Retype the records below exactly as they appear, but leave out any pictures.

[Figure scripts]
★ ★ ★ ★ ★ ★ ★
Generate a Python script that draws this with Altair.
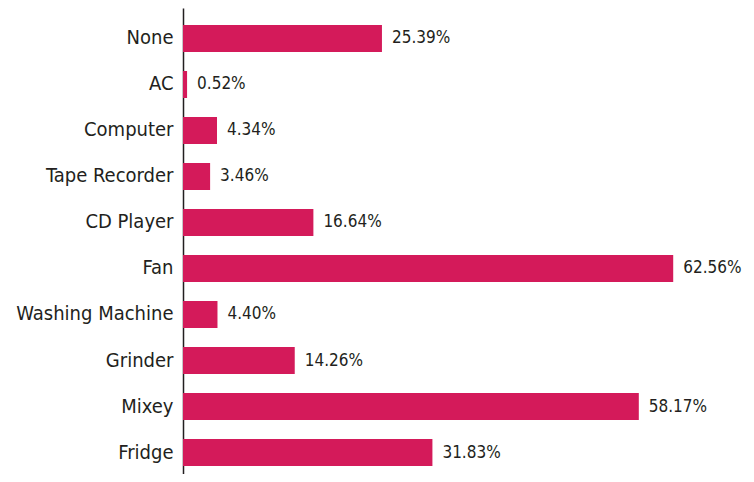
import altair as alt
import pandas as pd

categories = ["None", "AC", "Computer", "Tape Recorder", "CD Player", "Fan",
              "Washing Machine", "Grinder", "Mixey", "Fridge"]
values = [25.39, 0.52, 4.34, 3.46, 16.64, 62.56, 4.40, 14.26, 58.17, 31.83]
labels = ["25.39%", "0.52%", "4.34%", "3.46%", "16.64%", "62.56%", "4.40%", "14.26%", "58.17%", "31.83%"]

df = pd.DataFrame({"cat": categories, "val": values, "lab": labels})

FONT = "DejaVu Sans Condensed, sans-serif"

y = alt.Y("cat:N", sort=categories, title=None,
          scale=alt.Scale(paddingInner=0.413, paddingOuter=0.2715, align=0.68),
          axis=alt.Axis(ticks=False, labelPadding=10, labelFont=FONT, labelFontSize=20,
                        labelColor="#231F20", domainColor="#231F20", domainWidth=1.5,
                        labelLimit=300))
x = alt.X("val:Q", title=None, scale=alt.Scale(domain=[0, 67], nice=False), axis=None)

bars = alt.Chart(df).mark_bar(color="#D41A5A").encode(x=x, y=y)
text = alt.Chart(df).mark_text(align="left", dx=10, font=FONT, fontSize=17,
                               color="#231F20", baseline="middle").encode(x=x, y=y, text="lab:N")

chart = (bars + text).properties(
    width=525, height=466,
    background="white",
    autosize=alt.AutoSizeParams(type="none"),
    padding={"left": 175, "top": 0, "right": 38, "bottom": 0},
).configure_view(stroke=None)

chart.save("out.html", embed_options={"renderer": "svg", "actions": False})
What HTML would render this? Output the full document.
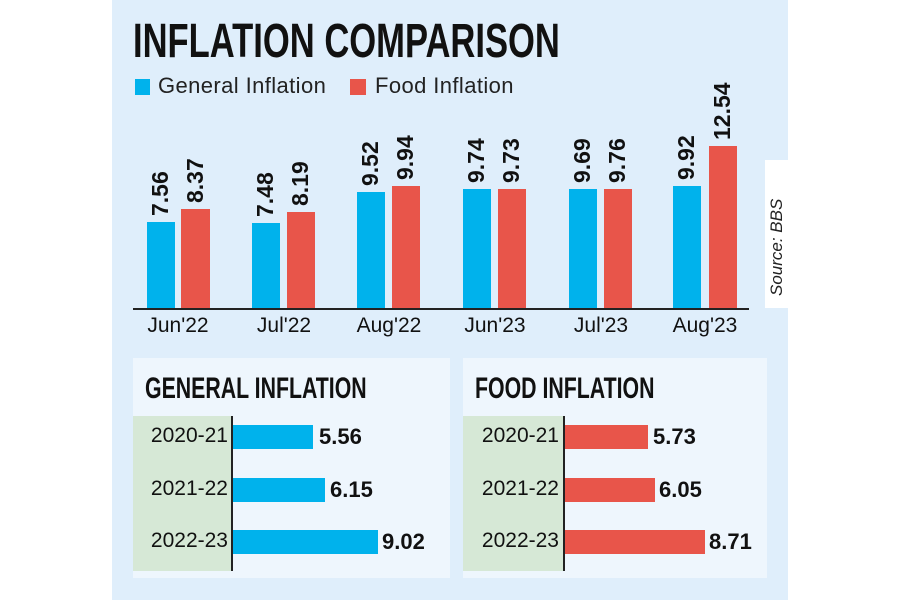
<!DOCTYPE html>
<html><head><style>
body{margin:0;width:900px;height:600px;background:#fff;position:relative;overflow:hidden;font-family:"Liberation Sans",sans-serif;}
.a{position:absolute}
.title{font-weight:bold;color:#111;white-space:nowrap;transform-origin:0 0;}
.bar{position:absolute}
.b{background:#00b2ec}.r{background:#e8554a}
.v{position:absolute;font-weight:bold;font-size:23px;color:#111;transform:rotate(-90deg);transform-origin:0 0;white-space:nowrap}
.m{position:absolute;font-size:21px;color:#111;width:90px;text-align:center;top:314px}
.yl{position:absolute;font-size:21px;color:#111;width:93px;text-align:right}
.hv{position:absolute;font-weight:bold;font-size:22px;color:#111}
</style></head><body>
<div class="a" style="left:112px;top:0;width:676px;height:600px;background:#dfeefb"></div>
<div class="a" style="left:765px;top:160px;width:23px;height:148px;background:#fff"></div>
<div class="a title" style="left:133px;top:14px;font-size:48px;transform:scaleX(0.72)">INFLATION COMPARISON</div>
<div class="a b" style="left:135px;top:79px;width:15px;height:16px"></div>
<div class="a" style="left:158px;top:73px;font-size:22px;color:#222;letter-spacing:0.4px">General Inflation</div>
<div class="a r" style="left:350px;top:79px;width:16px;height:16px"></div>
<div class="a" style="left:375px;top:73px;font-size:22px;color:#222;letter-spacing:0.4px">Food Inflation</div>
<div class="a" style="left:767px;top:296px;font-size:17px;font-style:italic;color:#222;transform:rotate(-90deg);transform-origin:0 0;white-space:nowrap">Source: BBS</div>

<div class="bar b" style="left:147px;top:222px;width:28px;height:86px"></div>
<div class="bar r" style="left:181px;top:209px;width:29px;height:99px"></div>
<div class="bar b" style="left:252px;top:223px;width:28px;height:85px"></div>
<div class="bar r" style="left:287px;top:212px;width:28px;height:96px"></div>
<div class="bar b" style="left:357px;top:192px;width:28px;height:116px"></div>
<div class="bar r" style="left:392px;top:186px;width:28px;height:122px"></div>
<div class="bar b" style="left:463px;top:189px;width:28px;height:119px"></div>
<div class="bar r" style="left:498px;top:189px;width:28px;height:119px"></div>
<div class="bar b" style="left:569px;top:189px;width:28px;height:119px"></div>
<div class="bar r" style="left:604px;top:189px;width:28px;height:119px"></div>
<div class="bar b" style="left:673px;top:186px;width:28px;height:122px"></div>
<div class="bar r" style="left:709px;top:146px;width:28px;height:162px"></div>
<div class="a" style="left:133px;top:308px;width:616px;height:2px;background:#222"></div>

<div class="v" style="left:147px;top:216px">7.56</div>
<div class="v" style="left:182px;top:203px">8.37</div>
<div class="v" style="left:252px;top:217px">7.48</div>
<div class="v" style="left:287px;top:206px">8.19</div>
<div class="v" style="left:357px;top:186px">9.52</div>
<div class="v" style="left:392px;top:180px">9.94</div>
<div class="v" style="left:463px;top:183px">9.74</div>
<div class="v" style="left:498px;top:183px">9.73</div>
<div class="v" style="left:569px;top:183px">9.69</div>
<div class="v" style="left:604px;top:183px">9.76</div>
<div class="v" style="left:673px;top:180px">9.92</div>
<div class="v" style="left:709px;top:140px">12.54</div>

<div class="m" style="left:133px">Jun'22</div>
<div class="m" style="left:239px">Jul'22</div>
<div class="m" style="left:344px">Aug'22</div>
<div class="m" style="left:450px">Jun'23</div>
<div class="m" style="left:556px">Jul'23</div>
<div class="m" style="left:660px">Aug'23</div>

<div class="a" style="left:133px;top:358px;width:317px;height:220px;background:#eef6fd"></div>
<div class="a" style="left:463px;top:358px;width:304px;height:220px;background:#eef6fd"></div>
<div class="a" style="left:133px;top:416px;width:99px;height:155px;background:#d6e8d6"></div>
<div class="a" style="left:463px;top:416px;width:100px;height:155px;background:#d6e8d6"></div>
<div class="a" style="left:231px;top:416px;width:2px;height:155px;background:#222"></div>
<div class="a" style="left:563px;top:416px;width:2px;height:155px;background:#222"></div>
<div class="a title" style="left:145px;top:372px;font-size:30px;transform:scaleX(0.71)">GENERAL INFLATION</div>
<div class="a title" style="left:475px;top:372px;font-size:30px;transform:scaleX(0.71)">FOOD INFLATION</div>

<div class="yl" style="left:135px;top:424px">2020-21</div>
<div class="yl" style="left:135px;top:477px">2021-22</div>
<div class="yl" style="left:135px;top:529px">2022-23</div>
<div class="yl" style="left:466px;top:424px">2020-21</div>
<div class="yl" style="left:466px;top:477px">2021-22</div>
<div class="yl" style="left:466px;top:529px">2022-23</div>

<div class="bar b" style="left:233px;top:425px;width:80px;height:24px"></div>
<div class="bar b" style="left:233px;top:478px;width:92px;height:24px"></div>
<div class="bar b" style="left:233px;top:530px;width:145px;height:24px"></div>
<div class="bar r" style="left:565px;top:425px;width:83px;height:24px"></div>
<div class="bar r" style="left:565px;top:478px;width:90px;height:24px"></div>
<div class="bar r" style="left:565px;top:530px;width:140px;height:24px"></div>
<div class="hv" style="left:319px;top:424px">5.56</div>
<div class="hv" style="left:330px;top:477px">6.15</div>
<div class="hv" style="left:382px;top:529px">9.02</div>
<div class="hv" style="left:653px;top:424px">5.73</div>
<div class="hv" style="left:659px;top:477px">6.05</div>
<div class="hv" style="left:709px;top:529px">8.71</div>
</body></html>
★ ★ ★ ★ ★ ★ ★
**Correct answer:**
Generate a Python script that draws this with Altair.
import altair as alt
import pandas as pd

categories = ["None", "AC", "Computer", "Tape Recorder", "CD Player", "Fan",
              "Washing Machine", "Grinder", "Mixey", "Fridge"]
values = [25.39, 0.52, 4.34, 3.46, 16.64, 62.56, 4.40, 14.26, 58.17, 31.83]
labels = ["25.39%", "0.52%", "4.34%", "3.46%", "16.64%", "62.56%", "4.40%", "14.26%", "58.17%", "31.83%"]

df = pd.DataFrame({"cat": categories, "val": values, "lab": labels})

FONT = "DejaVu Sans Condensed, sans-serif"

y = alt.Y("cat:N", sort=categories, title=None,
          scale=alt.Scale(paddingInner=0.413, paddingOuter=0.2715, align=0.68),
          axis=alt.Axis(ticks=False, labelPadding=10, labelFont=FONT, labelFontSize=20,
                        labelColor="#231F20", domainColor="#231F20", domainWidth=1.5,
                        labelLimit=300))
x = alt.X("val:Q", title=None, scale=alt.Scale(domain=[0, 67], nice=False), axis=None)

bars = alt.Chart(df).mark_bar(color="#D41A5A").encode(x=x, y=y)
text = alt.Chart(df).mark_text(align="left", dx=10, font=FONT, fontSize=17,
                               color="#231F20", baseline="middle").encode(x=x, y=y, text="lab:N")

chart = (bars + text).properties(
    width=525, height=466,
    background="white",
    autosize=alt.AutoSizeParams(type="none"),
    padding={"left": 175, "top": 0, "right": 38, "bottom": 0},
).configure_view(stroke=None)

chart.save("out.html", embed_options={"renderer": "svg", "actions": False})
What HTML would render this? Output the full document.
<!DOCTYPE html>
<html><head><style>
body{margin:0;width:900px;height:600px;background:#fff;position:relative;overflow:hidden;font-family:"Liberation Sans",sans-serif;}
.a{position:absolute}
.title{font-weight:bold;color:#111;white-space:nowrap;transform-origin:0 0;}
.bar{position:absolute}
.b{background:#00b2ec}.r{background:#e8554a}
.v{position:absolute;font-weight:bold;font-size:23px;color:#111;transform:rotate(-90deg);transform-origin:0 0;white-space:nowrap}
.m{position:absolute;font-size:21px;color:#111;width:90px;text-align:center;top:314px}
.yl{position:absolute;font-size:21px;color:#111;width:93px;text-align:right}
.hv{position:absolute;font-weight:bold;font-size:22px;color:#111}
</style></head><body>
<div class="a" style="left:112px;top:0;width:676px;height:600px;background:#dfeefb"></div>
<div class="a" style="left:765px;top:160px;width:23px;height:148px;background:#fff"></div>
<div class="a title" style="left:133px;top:14px;font-size:48px;transform:scaleX(0.72)">INFLATION COMPARISON</div>
<div class="a b" style="left:135px;top:79px;width:15px;height:16px"></div>
<div class="a" style="left:158px;top:73px;font-size:22px;color:#222;letter-spacing:0.4px">General Inflation</div>
<div class="a r" style="left:350px;top:79px;width:16px;height:16px"></div>
<div class="a" style="left:375px;top:73px;font-size:22px;color:#222;letter-spacing:0.4px">Food Inflation</div>
<div class="a" style="left:767px;top:296px;font-size:17px;font-style:italic;color:#222;transform:rotate(-90deg);transform-origin:0 0;white-space:nowrap">Source: BBS</div>

<div class="bar b" style="left:147px;top:222px;width:28px;height:86px"></div>
<div class="bar r" style="left:181px;top:209px;width:29px;height:99px"></div>
<div class="bar b" style="left:252px;top:223px;width:28px;height:85px"></div>
<div class="bar r" style="left:287px;top:212px;width:28px;height:96px"></div>
<div class="bar b" style="left:357px;top:192px;width:28px;height:116px"></div>
<div class="bar r" style="left:392px;top:186px;width:28px;height:122px"></div>
<div class="bar b" style="left:463px;top:189px;width:28px;height:119px"></div>
<div class="bar r" style="left:498px;top:189px;width:28px;height:119px"></div>
<div class="bar b" style="left:569px;top:189px;width:28px;height:119px"></div>
<div class="bar r" style="left:604px;top:189px;width:28px;height:119px"></div>
<div class="bar b" style="left:673px;top:186px;width:28px;height:122px"></div>
<div class="bar r" style="left:709px;top:146px;width:28px;height:162px"></div>
<div class="a" style="left:133px;top:308px;width:616px;height:2px;background:#222"></div>

<div class="v" style="left:147px;top:216px">7.56</div>
<div class="v" style="left:182px;top:203px">8.37</div>
<div class="v" style="left:252px;top:217px">7.48</div>
<div class="v" style="left:287px;top:206px">8.19</div>
<div class="v" style="left:357px;top:186px">9.52</div>
<div class="v" style="left:392px;top:180px">9.94</div>
<div class="v" style="left:463px;top:183px">9.74</div>
<div class="v" style="left:498px;top:183px">9.73</div>
<div class="v" style="left:569px;top:183px">9.69</div>
<div class="v" style="left:604px;top:183px">9.76</div>
<div class="v" style="left:673px;top:180px">9.92</div>
<div class="v" style="left:709px;top:140px">12.54</div>

<div class="m" style="left:133px">Jun'22</div>
<div class="m" style="left:239px">Jul'22</div>
<div class="m" style="left:344px">Aug'22</div>
<div class="m" style="left:450px">Jun'23</div>
<div class="m" style="left:556px">Jul'23</div>
<div class="m" style="left:660px">Aug'23</div>

<div class="a" style="left:133px;top:358px;width:317px;height:220px;background:#eef6fd"></div>
<div class="a" style="left:463px;top:358px;width:304px;height:220px;background:#eef6fd"></div>
<div class="a" style="left:133px;top:416px;width:99px;height:155px;background:#d6e8d6"></div>
<div class="a" style="left:463px;top:416px;width:100px;height:155px;background:#d6e8d6"></div>
<div class="a" style="left:231px;top:416px;width:2px;height:155px;background:#222"></div>
<div class="a" style="left:563px;top:416px;width:2px;height:155px;background:#222"></div>
<div class="a title" style="left:145px;top:372px;font-size:30px;transform:scaleX(0.71)">GENERAL INFLATION</div>
<div class="a title" style="left:475px;top:372px;font-size:30px;transform:scaleX(0.71)">FOOD INFLATION</div>

<div class="yl" style="left:135px;top:424px">2020-21</div>
<div class="yl" style="left:135px;top:477px">2021-22</div>
<div class="yl" style="left:135px;top:529px">2022-23</div>
<div class="yl" style="left:466px;top:424px">2020-21</div>
<div class="yl" style="left:466px;top:477px">2021-22</div>
<div class="yl" style="left:466px;top:529px">2022-23</div>

<div class="bar b" style="left:233px;top:425px;width:80px;height:24px"></div>
<div class="bar b" style="left:233px;top:478px;width:92px;height:24px"></div>
<div class="bar b" style="left:233px;top:530px;width:145px;height:24px"></div>
<div class="bar r" style="left:565px;top:425px;width:83px;height:24px"></div>
<div class="bar r" style="left:565px;top:478px;width:90px;height:24px"></div>
<div class="bar r" style="left:565px;top:530px;width:140px;height:24px"></div>
<div class="hv" style="left:319px;top:424px">5.56</div>
<div class="hv" style="left:330px;top:477px">6.15</div>
<div class="hv" style="left:382px;top:529px">9.02</div>
<div class="hv" style="left:653px;top:424px">5.73</div>
<div class="hv" style="left:659px;top:477px">6.05</div>
<div class="hv" style="left:709px;top:529px">8.71</div>
</body></html>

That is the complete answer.